Instructions to follow: Reproduce verbatim the lines up to and including the one with "import pandas as pd", starting from the first.

Materials provided:
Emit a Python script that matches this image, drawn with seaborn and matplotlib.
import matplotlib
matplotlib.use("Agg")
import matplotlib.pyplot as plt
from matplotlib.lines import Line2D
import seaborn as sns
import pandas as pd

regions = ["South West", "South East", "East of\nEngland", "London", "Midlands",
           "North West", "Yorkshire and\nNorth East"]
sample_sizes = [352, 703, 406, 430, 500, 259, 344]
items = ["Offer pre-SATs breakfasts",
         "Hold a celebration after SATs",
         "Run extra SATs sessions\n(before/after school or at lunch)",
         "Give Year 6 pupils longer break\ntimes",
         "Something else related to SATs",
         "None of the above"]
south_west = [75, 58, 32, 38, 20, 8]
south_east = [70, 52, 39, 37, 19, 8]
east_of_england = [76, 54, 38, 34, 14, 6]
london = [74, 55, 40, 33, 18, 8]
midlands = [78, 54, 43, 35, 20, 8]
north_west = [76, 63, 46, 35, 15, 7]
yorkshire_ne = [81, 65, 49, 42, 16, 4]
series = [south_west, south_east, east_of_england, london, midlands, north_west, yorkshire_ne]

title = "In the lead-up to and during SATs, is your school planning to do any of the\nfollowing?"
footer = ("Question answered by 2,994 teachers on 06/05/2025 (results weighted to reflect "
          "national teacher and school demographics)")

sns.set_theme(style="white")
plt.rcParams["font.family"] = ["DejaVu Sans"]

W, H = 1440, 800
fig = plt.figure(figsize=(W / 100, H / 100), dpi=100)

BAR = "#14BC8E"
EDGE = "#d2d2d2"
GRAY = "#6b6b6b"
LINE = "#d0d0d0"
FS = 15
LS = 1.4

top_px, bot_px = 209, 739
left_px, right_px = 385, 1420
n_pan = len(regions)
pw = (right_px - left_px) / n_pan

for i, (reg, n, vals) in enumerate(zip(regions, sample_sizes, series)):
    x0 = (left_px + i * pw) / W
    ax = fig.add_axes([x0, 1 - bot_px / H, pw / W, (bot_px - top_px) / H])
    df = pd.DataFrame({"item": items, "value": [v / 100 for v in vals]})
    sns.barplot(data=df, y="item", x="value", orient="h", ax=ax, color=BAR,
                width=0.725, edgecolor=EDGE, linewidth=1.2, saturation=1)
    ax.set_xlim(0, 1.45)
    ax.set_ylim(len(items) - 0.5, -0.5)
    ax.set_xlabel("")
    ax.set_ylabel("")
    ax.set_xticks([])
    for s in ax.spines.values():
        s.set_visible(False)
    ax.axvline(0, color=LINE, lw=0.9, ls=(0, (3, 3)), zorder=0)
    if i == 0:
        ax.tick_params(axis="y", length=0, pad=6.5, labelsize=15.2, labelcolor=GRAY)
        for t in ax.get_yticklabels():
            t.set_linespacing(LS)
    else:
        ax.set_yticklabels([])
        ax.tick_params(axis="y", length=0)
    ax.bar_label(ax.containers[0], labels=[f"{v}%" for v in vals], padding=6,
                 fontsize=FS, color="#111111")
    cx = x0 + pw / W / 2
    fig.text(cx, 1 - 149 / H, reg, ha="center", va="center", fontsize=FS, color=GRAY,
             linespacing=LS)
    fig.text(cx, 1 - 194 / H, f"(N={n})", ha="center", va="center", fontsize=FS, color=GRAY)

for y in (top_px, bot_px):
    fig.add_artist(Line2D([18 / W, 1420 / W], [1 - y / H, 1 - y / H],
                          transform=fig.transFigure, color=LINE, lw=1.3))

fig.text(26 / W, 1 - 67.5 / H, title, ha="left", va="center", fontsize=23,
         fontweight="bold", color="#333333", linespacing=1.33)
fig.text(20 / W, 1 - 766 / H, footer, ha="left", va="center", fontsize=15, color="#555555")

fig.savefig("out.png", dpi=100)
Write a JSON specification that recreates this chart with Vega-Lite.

Response for this exercise:
Emit a Python script that matches this image, drawn with seaborn and matplotlib.
import matplotlib
matplotlib.use("Agg")
import matplotlib.pyplot as plt
from matplotlib.lines import Line2D
import seaborn as sns
import pandas as pd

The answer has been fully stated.